The followup, Fall of Romance, shows off what Matyas and Sarbit can do when given the time to stop, think, compose and rethink what they’re doing, both as songwriting partners and arrangers.

“For the past few years, working on the first and only album I’ve been involved with, I learned a lot. Probably more than I even know,” says Sarbit, 28, sitting elbow-to-elbow with the 32-year-old Matyas in a coffee shop blocks away from their respective south Winnipeg residences.

“I think this album encompasses everything we’ve learned together. I feel more confident in our sound. It’s more clarified: Who we are and what our sound is.”

Born in Brandon to a psychologist father and ESL-teaching mother, Sarbit debuted as a vocalist at the age of six, playing the title character in a school production of The Cat Came Back. After moving to Winnipeg, she sang in cover bands for fun.

Matyas, the Transcona-raised son of an aerospace worker and a secret shopper, has been immersed in music since his late teens. He was signed to a major label as a member of the Waking Eyes and wound up a wiser and more well-rounded songwriter and musician after the Steinbach-based rock band wound down.

He says he originally approached Sarbit for “purely selfish” reasons after hearing her remarkable voice. “I just wanted to have something on record that when I’m 80 I can say I got to make with somebody I really admired,” he said.

In the symbiotic relationship that ensured, Sarbit benefitted from Matyas’ experience. But the initial dynamic between the two musicians has changed.
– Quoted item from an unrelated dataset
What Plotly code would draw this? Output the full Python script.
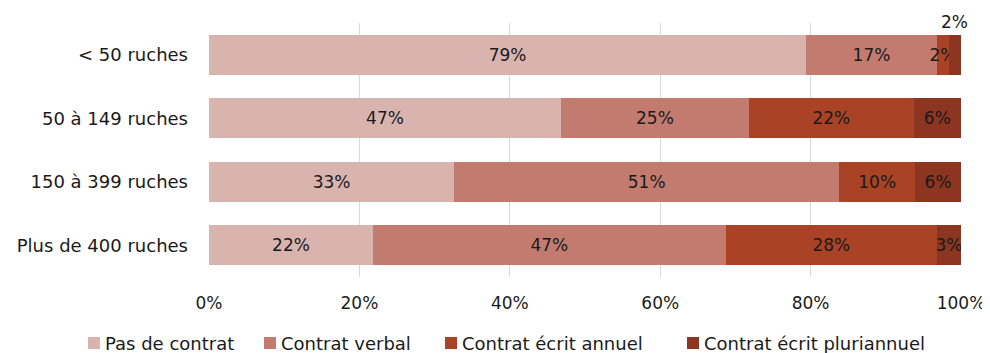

No longer is Matyas playing the role of the older, more experienced mentor to the relatively green Sarbit. They’re more like siblings who share the sort of open working relationship that allows them to swat around ideas and even squabble, when the creative process demands it.

“We are like brother and sister. We just let it out all at once and we’re over it,” says Matyas, who had the benefit of dealing with the complex interpersonal dynamics of larger rock bands before he began working with Sarbit. In a duo, it’s simply that much easier to communicate — and get things done.

“I enjoy being with a full band, but I’m enough of a control freak that I like this even more,” he says. “There’s fewer cooks in the kitchen and fewer egos to massage throughout the recording process.”

Fall of Romance, which has a larger and more cinematic sound than Temporary Resident, was produced by veteran Canadian studio hand Howard Redekopp and features guest performances by members of Sloan, Mother Mother and The Sheepdogs.

Matyas’ spouse, Savanna, also plays banjo on the quirky final song, Still Waiting So Cold (Hidden Song), a sort of musical Easter egg for Winnipeggers: the lyrics refer to a winter that will not end. Sooner or Later, meanwhile, employs a coffee grinder as an aural-texture instrument.

“There is no one sound on this record. There’s a bit of a theme running through it, but there’s different instrumentation on each song” says Matyas, eager to shed any trace of Motown label initially applied to Imaginary Cities. “I actually changed our Twitter bio today from ‘five-piece pop soul group’ to ‘five-piece music band from Winnipeg.'”

The other three musicians are touring members. The core of the band remains Matyas and Sarbit, three-and-a-half years after they met at The Cavern.

“It started at that. We met and we just started making music for fun. We realized we liked making songs together,” Sarbit says. “We got to know each other as friends and as people who would be spending 24/7 together.”

Fall of Romance has a May 28 release date. Imaginary Cities performs next in Winnipeg on Canada Day, at The Forks.